>> BEGIN Raw data

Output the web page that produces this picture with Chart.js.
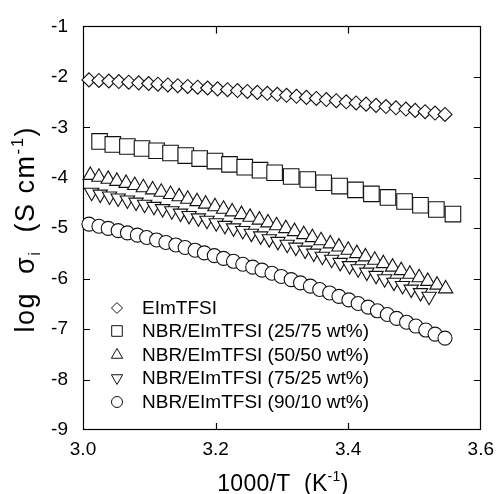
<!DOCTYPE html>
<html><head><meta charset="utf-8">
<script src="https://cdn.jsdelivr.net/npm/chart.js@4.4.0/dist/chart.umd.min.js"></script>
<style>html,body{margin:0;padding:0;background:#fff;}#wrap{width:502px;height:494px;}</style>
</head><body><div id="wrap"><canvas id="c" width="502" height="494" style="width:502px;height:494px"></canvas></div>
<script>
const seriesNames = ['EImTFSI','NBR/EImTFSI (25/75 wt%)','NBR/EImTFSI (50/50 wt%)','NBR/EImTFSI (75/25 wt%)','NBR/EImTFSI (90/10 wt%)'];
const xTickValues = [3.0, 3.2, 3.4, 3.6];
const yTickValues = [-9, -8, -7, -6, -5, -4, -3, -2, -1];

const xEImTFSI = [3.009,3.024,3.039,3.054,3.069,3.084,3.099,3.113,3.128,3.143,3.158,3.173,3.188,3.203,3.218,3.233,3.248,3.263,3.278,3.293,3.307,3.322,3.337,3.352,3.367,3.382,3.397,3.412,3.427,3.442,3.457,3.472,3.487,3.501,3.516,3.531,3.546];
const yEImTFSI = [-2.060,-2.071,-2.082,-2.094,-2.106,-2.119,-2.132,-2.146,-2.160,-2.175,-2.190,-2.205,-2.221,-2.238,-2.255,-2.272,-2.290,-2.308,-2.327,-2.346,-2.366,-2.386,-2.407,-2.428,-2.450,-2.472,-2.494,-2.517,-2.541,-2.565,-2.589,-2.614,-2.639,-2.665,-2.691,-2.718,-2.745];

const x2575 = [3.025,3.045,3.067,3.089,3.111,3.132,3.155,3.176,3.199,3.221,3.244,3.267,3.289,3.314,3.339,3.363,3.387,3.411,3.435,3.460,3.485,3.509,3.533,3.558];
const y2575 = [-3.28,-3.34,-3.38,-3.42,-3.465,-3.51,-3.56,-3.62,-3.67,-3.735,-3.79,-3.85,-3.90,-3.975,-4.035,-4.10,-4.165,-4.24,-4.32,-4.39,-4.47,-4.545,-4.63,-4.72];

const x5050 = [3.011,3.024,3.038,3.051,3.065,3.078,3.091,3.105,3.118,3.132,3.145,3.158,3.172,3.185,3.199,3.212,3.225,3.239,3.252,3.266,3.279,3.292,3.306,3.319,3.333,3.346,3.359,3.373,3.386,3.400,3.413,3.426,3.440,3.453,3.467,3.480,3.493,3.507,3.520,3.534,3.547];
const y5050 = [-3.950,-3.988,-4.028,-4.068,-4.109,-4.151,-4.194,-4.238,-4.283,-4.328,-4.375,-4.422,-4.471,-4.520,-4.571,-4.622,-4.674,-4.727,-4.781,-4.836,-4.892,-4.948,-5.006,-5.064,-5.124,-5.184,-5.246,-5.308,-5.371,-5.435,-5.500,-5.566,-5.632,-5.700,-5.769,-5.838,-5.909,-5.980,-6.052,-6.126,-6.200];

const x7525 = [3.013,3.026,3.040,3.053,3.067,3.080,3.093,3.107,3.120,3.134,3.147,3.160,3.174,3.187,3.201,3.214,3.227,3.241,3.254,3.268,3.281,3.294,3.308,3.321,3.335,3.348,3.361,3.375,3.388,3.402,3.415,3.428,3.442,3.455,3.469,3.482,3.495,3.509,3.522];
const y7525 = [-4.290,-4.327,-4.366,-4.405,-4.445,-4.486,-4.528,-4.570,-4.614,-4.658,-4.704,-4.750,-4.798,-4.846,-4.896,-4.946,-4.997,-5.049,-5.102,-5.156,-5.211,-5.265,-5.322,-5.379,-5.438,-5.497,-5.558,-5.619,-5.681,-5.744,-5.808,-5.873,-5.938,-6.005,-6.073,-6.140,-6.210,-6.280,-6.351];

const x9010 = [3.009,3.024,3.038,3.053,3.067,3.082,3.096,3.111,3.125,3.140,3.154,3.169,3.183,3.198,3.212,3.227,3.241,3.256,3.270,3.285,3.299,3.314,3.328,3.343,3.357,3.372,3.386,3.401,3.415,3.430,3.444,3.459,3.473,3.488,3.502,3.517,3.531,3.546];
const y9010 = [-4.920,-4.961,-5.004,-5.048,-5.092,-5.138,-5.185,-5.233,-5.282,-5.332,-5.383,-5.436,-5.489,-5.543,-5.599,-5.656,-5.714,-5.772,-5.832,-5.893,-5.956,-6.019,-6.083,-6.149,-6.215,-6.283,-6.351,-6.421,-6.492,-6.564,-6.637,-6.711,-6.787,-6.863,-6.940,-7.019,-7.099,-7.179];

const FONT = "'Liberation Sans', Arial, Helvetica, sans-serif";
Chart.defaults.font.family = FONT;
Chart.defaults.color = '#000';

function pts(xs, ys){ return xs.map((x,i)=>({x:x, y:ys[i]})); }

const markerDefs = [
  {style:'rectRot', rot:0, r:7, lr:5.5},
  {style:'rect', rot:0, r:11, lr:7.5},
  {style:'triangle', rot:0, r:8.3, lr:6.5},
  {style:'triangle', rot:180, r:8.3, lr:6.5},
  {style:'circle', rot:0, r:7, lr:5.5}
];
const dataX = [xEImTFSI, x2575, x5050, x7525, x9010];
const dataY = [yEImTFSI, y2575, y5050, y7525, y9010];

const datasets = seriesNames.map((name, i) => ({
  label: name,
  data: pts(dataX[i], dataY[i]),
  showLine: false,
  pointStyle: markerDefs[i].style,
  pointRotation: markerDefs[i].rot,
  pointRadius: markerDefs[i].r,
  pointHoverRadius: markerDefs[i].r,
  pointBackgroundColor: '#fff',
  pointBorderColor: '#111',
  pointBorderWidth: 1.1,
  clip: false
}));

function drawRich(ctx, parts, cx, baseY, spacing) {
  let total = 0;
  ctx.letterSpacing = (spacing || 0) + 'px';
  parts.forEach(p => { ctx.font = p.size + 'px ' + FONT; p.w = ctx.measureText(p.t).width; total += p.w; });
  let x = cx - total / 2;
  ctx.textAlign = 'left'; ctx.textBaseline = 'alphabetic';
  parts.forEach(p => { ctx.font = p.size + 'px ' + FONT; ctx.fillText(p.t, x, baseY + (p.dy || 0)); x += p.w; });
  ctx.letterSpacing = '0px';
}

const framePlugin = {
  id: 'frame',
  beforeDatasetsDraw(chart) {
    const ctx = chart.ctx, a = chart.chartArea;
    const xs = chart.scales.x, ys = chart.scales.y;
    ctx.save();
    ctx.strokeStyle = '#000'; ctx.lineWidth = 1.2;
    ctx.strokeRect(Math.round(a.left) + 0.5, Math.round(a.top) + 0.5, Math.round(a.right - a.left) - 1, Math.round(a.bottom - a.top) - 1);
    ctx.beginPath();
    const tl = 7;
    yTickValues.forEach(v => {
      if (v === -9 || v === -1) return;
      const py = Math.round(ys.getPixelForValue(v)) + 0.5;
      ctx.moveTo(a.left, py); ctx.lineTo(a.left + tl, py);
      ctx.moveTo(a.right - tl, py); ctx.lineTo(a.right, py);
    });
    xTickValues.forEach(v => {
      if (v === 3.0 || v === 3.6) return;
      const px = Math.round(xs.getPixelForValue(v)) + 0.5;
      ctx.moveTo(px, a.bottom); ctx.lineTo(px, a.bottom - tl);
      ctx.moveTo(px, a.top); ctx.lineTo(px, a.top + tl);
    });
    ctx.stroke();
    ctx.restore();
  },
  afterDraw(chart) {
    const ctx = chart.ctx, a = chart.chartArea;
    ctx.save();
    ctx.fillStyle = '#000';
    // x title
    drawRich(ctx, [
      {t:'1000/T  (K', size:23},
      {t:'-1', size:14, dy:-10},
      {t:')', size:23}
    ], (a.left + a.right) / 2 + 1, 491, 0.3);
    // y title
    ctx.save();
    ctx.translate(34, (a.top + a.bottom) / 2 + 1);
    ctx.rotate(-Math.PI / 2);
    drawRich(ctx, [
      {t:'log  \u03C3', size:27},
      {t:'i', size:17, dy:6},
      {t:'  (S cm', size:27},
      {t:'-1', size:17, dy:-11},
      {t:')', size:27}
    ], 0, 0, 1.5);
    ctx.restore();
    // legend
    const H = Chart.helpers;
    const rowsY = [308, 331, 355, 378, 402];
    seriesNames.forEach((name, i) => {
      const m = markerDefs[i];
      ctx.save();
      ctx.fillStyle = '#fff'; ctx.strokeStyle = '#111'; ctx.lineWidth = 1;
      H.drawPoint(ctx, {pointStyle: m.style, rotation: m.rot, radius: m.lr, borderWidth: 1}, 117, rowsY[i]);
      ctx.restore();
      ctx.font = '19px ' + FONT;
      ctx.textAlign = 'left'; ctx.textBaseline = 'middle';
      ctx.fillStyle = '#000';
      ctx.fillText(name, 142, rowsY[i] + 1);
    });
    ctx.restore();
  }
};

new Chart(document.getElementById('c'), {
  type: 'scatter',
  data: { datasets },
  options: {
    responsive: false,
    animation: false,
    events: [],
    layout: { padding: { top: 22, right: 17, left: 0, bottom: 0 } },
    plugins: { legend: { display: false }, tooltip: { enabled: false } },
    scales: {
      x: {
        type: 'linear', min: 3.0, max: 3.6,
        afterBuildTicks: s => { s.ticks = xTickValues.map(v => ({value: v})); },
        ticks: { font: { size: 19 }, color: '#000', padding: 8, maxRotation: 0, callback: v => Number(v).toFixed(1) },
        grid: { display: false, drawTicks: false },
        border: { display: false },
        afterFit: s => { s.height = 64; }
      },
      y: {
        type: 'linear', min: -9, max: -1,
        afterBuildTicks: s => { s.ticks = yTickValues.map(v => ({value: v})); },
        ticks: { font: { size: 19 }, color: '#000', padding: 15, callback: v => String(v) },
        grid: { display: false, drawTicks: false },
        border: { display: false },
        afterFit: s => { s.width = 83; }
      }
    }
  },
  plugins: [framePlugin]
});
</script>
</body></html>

>> END Raw data

_Aim_
In the data above, please extract the lines from the first one through the line with "-5, -4, -3, -2, -1];", exactly, and keep pictures out.

_Written solution_
Output the web page that produces this picture with Chart.js.
<!DOCTYPE html>
<html><head><meta charset="utf-8">
<script src="https://cdn.jsdelivr.net/npm/chart.js@4.4.0/dist/chart.umd.min.js"></script>
<style>html,body{margin:0;padding:0;background:#fff;}#wrap{width:502px;height:494px;}</style>
</head><body><div id="wrap"><canvas id="c" width="502" height="494" style="width:502px;height:494px"></canvas></div>
<script>
const seriesNames = ['EImTFSI','NBR/EImTFSI (25/75 wt%)','NBR/EImTFSI (50/50 wt%)','NBR/EImTFSI (75/25 wt%)','NBR/EImTFSI (90/10 wt%)'];
const xTickValues = [3.0, 3.2, 3.4, 3.6];
const yTickValues = [-9, -8, -7, -6, -5, -4, -3, -2, -1];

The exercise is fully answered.